Tüm sıkıntılara rağmen, on beş
yaşında bir genç dışarı çıkmadan, iki
yıl, kırk iki metre kare evde yaşamını
sürdürdüyse, şimdi evde durmakta
zorlanan her yaşta insanımıza örnek
olarak Franklerin yukarıdaki öyküsünü
anlatın. İki yıl sonra Gestapo virüsünün
evi basıp hepsini çil yavrusu gibi dağıttığını,
toplama kamplarına gönderdiğini
de ekleyin, anlatırken.
İnsanın bilinç fenomeninin dezavantajlarından
biri gelecek hakkında
endişelenme yeteneği. Geleceğin var
olduğunu biliyoruz ancak, içinde ne
olacağını bilmiyoruz. Evinde evcil
hayvan besleyenler bilir, onlarda öngörülemezlik
ya da belirsizlik, sürekli bir
ihtiyatlı olma, uyanıklık halidir. Süreklidir.

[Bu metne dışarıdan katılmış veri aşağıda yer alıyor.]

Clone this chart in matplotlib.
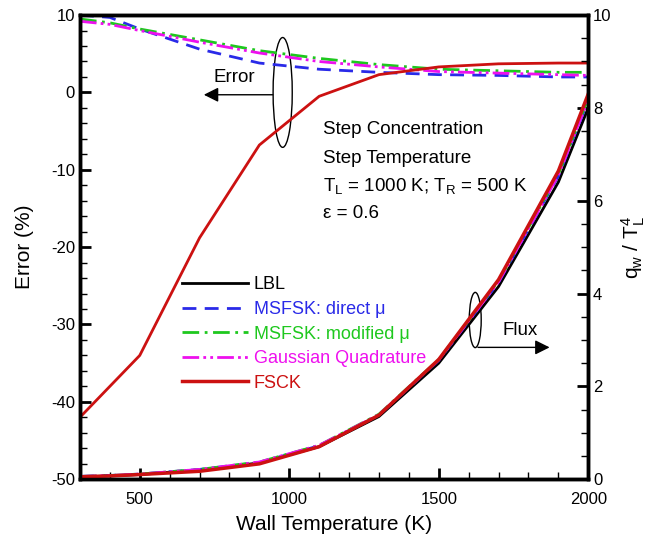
import numpy as np
import matplotlib.pyplot as plt
from matplotlib.patches import Ellipse
from matplotlib.ticker import MultipleLocator

plt.rcParams["font.family"] = ["Liberation Sans", "DejaVu Sans"]
plt.rcParams["mathtext.default"] = "regular"
plt.rcParams["axes.unicode_minus"] = False

# Wall temperature (K)
temps = [300, 400, 500, 700, 900, 1100, 1300, 1500, 1700, 1900, 2000]

# Relative error of the wall flux (%)
err_direct = [10.0, 9.7, 8.2, 5.6, 3.8, 3.0, 2.6, 2.3, 2.2, 2.0, 2.0]
err_modified = [9.5, 9.0, 8.2, 6.8, 5.4, 4.4, 3.6, 3.0, 2.8, 2.6, 2.6]
err_gauss = [9.2, 8.8, 8.0, 6.5, 5.1, 4.0, 3.3, 2.7, 2.5, 2.3, 2.2]
err_fsck = [-42, -38, -34, -18.8, -6.8, -0.5, 2.3, 3.3, 3.7, 3.8, 3.8]

# Non-dimensional wall flux q_w / T_L^4
flux_lbl = [0.05, 0.07, 0.10, 0.20, 0.35, 0.70, 1.35, 2.50, 4.15, 6.40, 8.00]
flux_direct = [0.06, 0.08, 0.11, 0.21, 0.36, 0.72, 1.38, 2.56, 4.24, 6.53, 8.16]
flux_modified = [0.06, 0.08, 0.11, 0.21, 0.37, 0.73, 1.40, 2.58, 4.27, 6.57, 8.21]
flux_gauss = [0.06, 0.08, 0.11, 0.21, 0.37, 0.73, 1.39, 2.57, 4.25, 6.55, 8.18]
flux_fsck = [0.05, 0.07, 0.10, 0.17, 0.33, 0.70, 1.38, 2.58, 4.30, 6.64, 8.30]

fig = plt.figure(figsize=(6.5, 5.39), dpi=100)
ax = fig.add_axes([0.123, 0.111, 0.782, 0.861])
ax2 = ax.twinx()

lw = 2
ax.plot(temps, err_direct, color="#2a2ae8", linestyle=(0, (5, 3)), linewidth=lw)
ax.plot(temps, err_modified, color="#1ec81e", linestyle=(0, (6, 2, 1, 2)), linewidth=lw)
ax.plot(temps, err_gauss, color="#ee10ee", linestyle=(0, (6, 1.5, 1, 1.5, 1, 1.5)), linewidth=lw)
ax.plot(temps, err_fsck, color="#cc1111", linewidth=lw)

ax2.plot(temps, flux_lbl, color="black", linewidth=lw, label="LBL")
ax2.plot(temps, flux_direct, color="#2a2ae8", linestyle=(0, (5, 3)), linewidth=lw,
         label="MSFSK: direct μ")
ax2.plot(temps, flux_modified, color="#1ec81e", linestyle=(0, (6, 2, 1, 2)), linewidth=lw,
         label="MSFSK: modified μ")
ax2.plot(temps, flux_gauss, color="#ee10ee", linestyle=(0, (6, 1.5, 1, 1.5, 1, 1.5)),
         linewidth=lw, label="Gaussian Quadrature")
ax2.plot(temps, flux_fsck, color="#cc1111", linewidth=lw + 0.5, label="FSCK")

ax.set_xlim(300, 2000)
ax.set_ylim(-50, 10)
ax2.set_ylim(0, 10)

ax.xaxis.set_major_locator(MultipleLocator(500))
ax.xaxis.set_minor_locator(MultipleLocator(100))
ax.yaxis.set_major_locator(MultipleLocator(10))
ax.yaxis.set_minor_locator(MultipleLocator(2))
ax2.yaxis.set_major_locator(MultipleLocator(2))
ax2.yaxis.set_minor_locator(MultipleLocator(0.5))

for a in (ax, ax2):
    a.tick_params(which="major", direction="in", length=8, width=2, labelsize=12)
    a.tick_params(which="minor", direction="in", length=5, width=1)
    for s in a.spines.values():
        s.set_linewidth(2.5)
ax.tick_params(axis="x", top=False, pad=9)
ax.tick_params(axis="y", right=False)

ax.set_xlabel("Wall Temperature (K)", fontsize=15, labelpad=6)
ax.set_ylabel("Error (%)", fontsize=15, labelpad=12)
ax2.set_ylabel("q$_w$ / T$_L^4$", fontsize=15, rotation=90, labelpad=6)

# annotation block
tx = 1112
fs = 13.5
ax.text(tx, -4.85, "Step Concentration", fontsize=fs, va="center")
ax.text(tx, -8.5, "Step Temperature", fontsize=fs, va="center")
ax.text(tx, -12.1, "T$_L$ = 1000 K; T$_R$ = 500 K", fontsize=fs, va="center")
ax.text(tx, -15.6, "ε = 0.6", fontsize=fs, va="center")

# error marker
ax.add_patch(Ellipse((978, 0), 64, 14.2, fill=False, color="black", lw=1))
ax.annotate("", xy=(705, -0.3), xytext=(954, -0.3),
            arrowprops=dict(arrowstyle="-|>", color="black", lw=1, mutation_scale=22))
ax.text(817, 1.9, "Error", fontsize=fs, ha="center", va="center")

# flux marker
ax2.add_patch(Ellipse((1622, 3.43), 40, 1.19, fill=False, color="black", lw=1))
ax2.annotate("", xy=(1880, 2.84), xytext=(1622, 2.84),
             arrowprops=dict(arrowstyle="-|>", color="black", lw=1, mutation_scale=22))
ax2.text(1773, 3.2, "Flux", fontsize=fs, ha="center", va="center")

ax2.legend(loc="upper left", bbox_to_anchor=(0.2, 0.437), frameon=False, fontsize=13,
           handlelength=3.7, handletextpad=0.3, labelspacing=0.42, borderpad=0,
           borderaxespad=0, labelcolor="linecolor")

fig.savefig("out.png", dpi=100)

Bizim yeteneğimiz, birazdan ya da
gelecekte olacak olan olayların bilinmez
veya öngörülemez olduğu gerçeği
üzerinde düşünmemizdir. Belirsizliğin
kendisi, izin verirsek eğer bizde sıkıntıya
yol açıyor. Belirsizliğin her zaman
var olduğunu kavrayıp yaşamı ona göre
şekillendirmekte fayda var. Üstelik bu
belirsizliktir, bizim çözümümüz. Belirsizliğimizi sevmek gerekir.